Experts say that Bank of America’s woes have been largely driven by the company’s push to become the best and largest in the industry. In the early part of the decade, BoA could boast the biggest credit card network in the country (a title it has since ceded to JP Morgan Chase). In 2006, right before the market crash, it purchased massive credit card rival MBNA for a phenomenal thirty-five billion dollars in the hopes of creating a supernova of great marketing and a huge network. The move was meant to be BoA’s pièce de résistance in the forward quest to dominate every sector of American banking: wealth management to mortgages, home-equity loans to commercial lending. Unfortunately, the bank’s ambition also led to several very costly mistakes in the way of underwriting. Had the economy held up, BoA might have never felt the full impact of those poor decisions. However, the banking crisis shed a harsh and unforgiving light on missteps such as unsecured credit lines of up to one hundred thousand dollars extended to start-up companies that had been in business for an extremely short period of time. The bank was trying to become tops in its category. Instead, all the bank built was a default rate that had hit over seventeen percent by the third quarter of this year.
Another significant screw-up on Bank of America’s part happened around the same time that it completed the MBNA purchase. The corporation purchased a software called “Teller Score,” and quickly implemented it at all national outlets. Basically, Teller Score was integrated into the screen that bank tellers saw when dealing with their customers. It would pop up with a window when a customer was pre-approved for a BoA credit card, and tellers were under high pressure to push these products to their customers. The number of customers who accepted these offers were tabulated weekly on individual, branch, market, and regional levels that were discussed by executives during their weekly conference calls – in other words, they were carefully scrutinized. It’s unknown whether Teller Score and BoA’s accompanying emphasis on product-pushing led to people being pressured to sign up for credit cards that they should never have been offered, but it is heavily implied that this process led to the oversaturation that Moynihan freely admits to.

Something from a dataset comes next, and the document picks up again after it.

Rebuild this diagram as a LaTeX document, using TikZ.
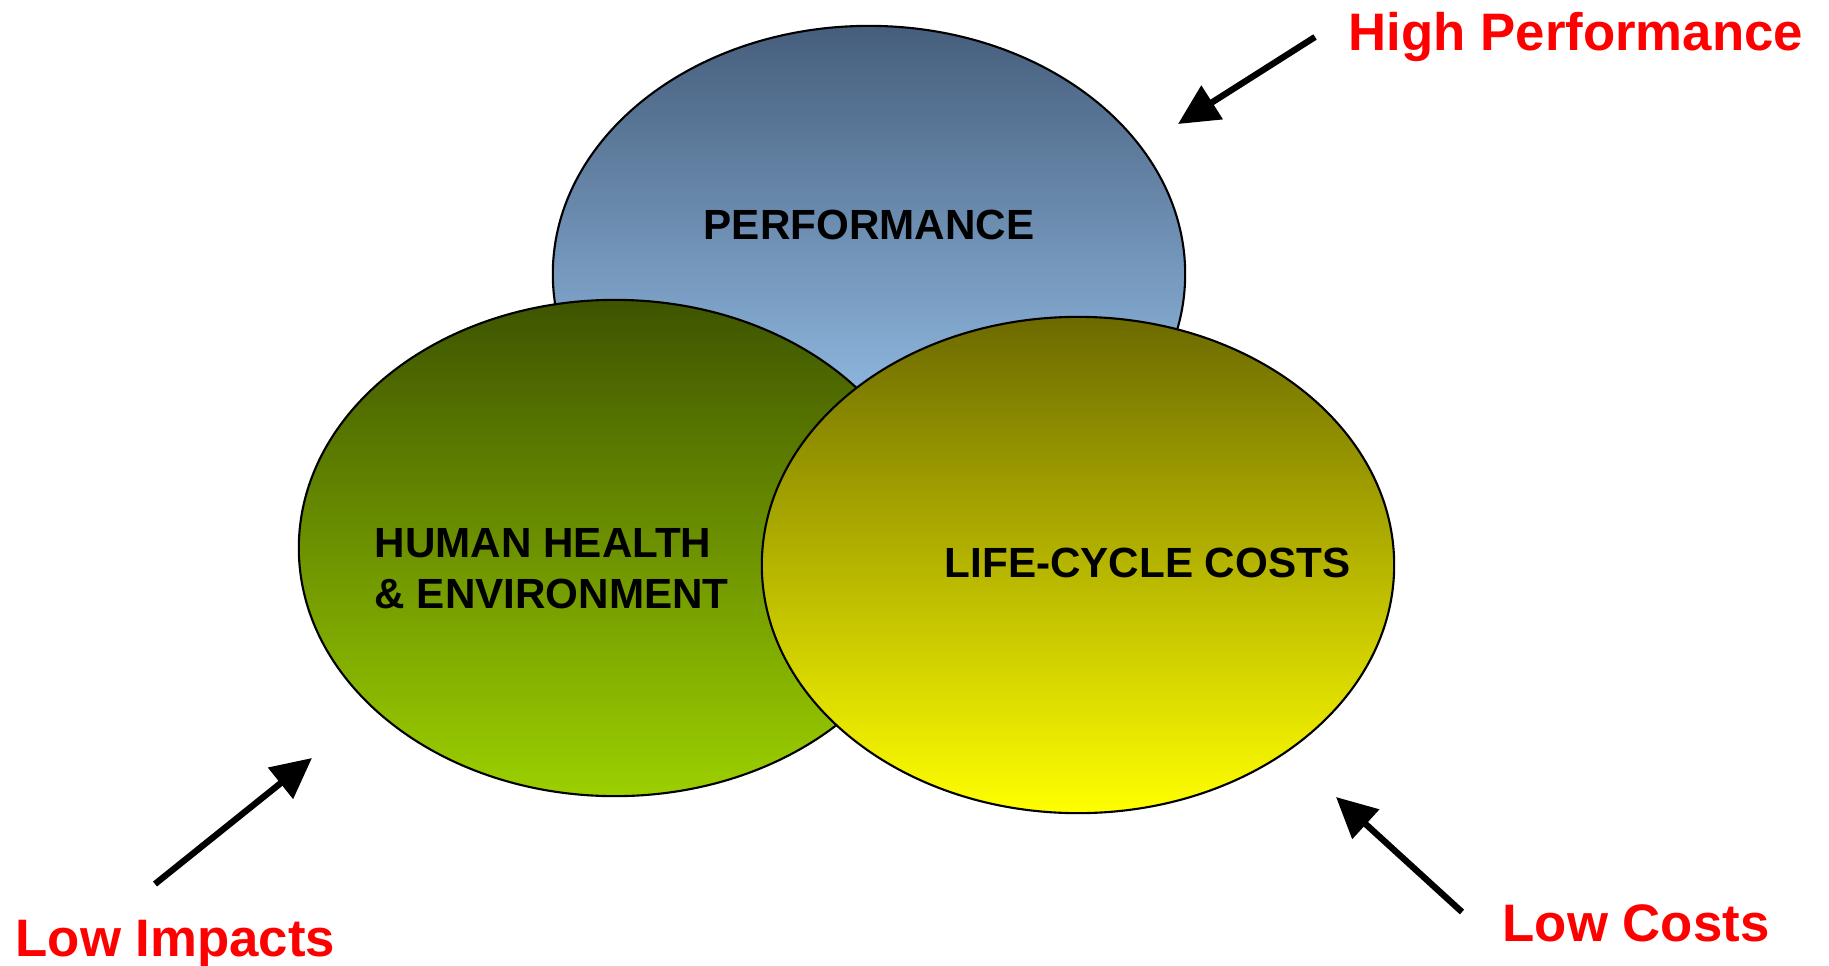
\documentclass[tikz,border=0pt]{standalone}
\usepackage{fontspec}
\setmainfont{Liberation Sans}
\usetikzlibrary{shapes.geometric,arrows.meta}
\definecolor{perfTop}{HTML}{465E7C}
\definecolor{perfBot}{HTML}{A6D4FF}
\definecolor{hhTop}{HTML}{3E5400}
\definecolor{hhBot}{HTML}{9CD000}
\definecolor{lcTop}{HTML}{6C6A00}
\definecolor{lcBot}{HTML}{FFFF00}
\definecolor{lblred}{HTML}{FF0000}
\tikzset{
  bubble/.style={ellipse, draw=black, line width=0.6pt, inner sep=0pt,
    minimum width=6.32cm, minimum height=4.96cm},
  intext/.style={font=\fontsize{12}{14.5}\selectfont\bfseries, text=black, inner sep=0pt},
  goal/.style={font=\fontsize{15}{18}\selectfont\bfseries, text=lblred, inner sep=0pt},
  pointer/.style={line width=1.8pt, -{Triangle[length=11.5pt,width=11pt]}}
}
\begin{document}
\begin{tikzpicture}[x=0.01cm,y=-0.01cm]
\useasboundingbox (0,0) rectangle (1829,966);
\node[bubble, top color=perfTop, bottom color=perfBot] (perf) at (869,274) {};
\node[bubble, top color=hhTop, bottom color=hhBot] (hh) at (615,548) {};
\node[bubble, top color=lcTop, bottom color=lcBot] (lc) at (1078,565) {};
\node[intext, anchor=base] (perfT) at (869,239) {PERFORMANCE};
\node[intext, anchor=north west, align=left] (hhT) at (374,528) {HUMAN HEALTH\\\& ENVIRONMENT};
\node[intext, anchor=base west] (lcT) at (944,577) {LIFE-CYCLE COSTS};
\node[goal, anchor=base west] (hp) at (1348,50) {High Performance};
\node[goal, anchor=base west] (li) at (15,956) {Low Impacts};
\node[goal, anchor=base west] (lco) at (1502,941) {Low Costs};
\coordinate (hpTail) at (1315,37);
\coordinate (hpTip) at (1178,124);
\coordinate (liTail) at (155,884);
\coordinate (liTip) at (312,758);
\coordinate (lcTail) at (1462,912);
\coordinate (lcTip) at (1336,797);
\draw[pointer] (hpTail) -- (hpTip);
\draw[pointer] (liTail) -- (liTip);
\draw[pointer] (lcTail) -- (lcTip);
\end{tikzpicture}
\end{document}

The bank’s official word on the topic is that the credit card losses were “largely the result of a downturn in the U.S. economy and the bank’s exposure to troubled spots of the U.S. such as California and Florida.” But analysts say that BoA also waited too long to cut customers off when their accounts became delinquent. The bank took too optimistic a view of the situation as it catastrophically unraveled, say experts. Bank of America will disingenuously claim that they were being too generous, but it seems fairly obvious at this point that the corporation’s over-lending was primarily driven by nothing but greed.
The truth is that Bank of America is still using Teller Score, albeit in a slightly different way. A company spokeswoman stated that bank employees and managers will no longer be compensated for extending credit lines of the same type to the same customer, and will instead have a portion of their pay tied to their ability to suggestively sell many different products to different customers. This is what is called the “cross-sell ratio.” Also, tellers will not be those who close the sale of credit cards with their clients. Now, customers will be asked to step out of the teller line and speak to a personal banker to have a “more in-depth conversation” about signing up for the plastic. Mark Hogan, an executive with the bank for the East half of the U.S., optimistically refers to this change as making sure that the bank is having the “right discussion with the right person.”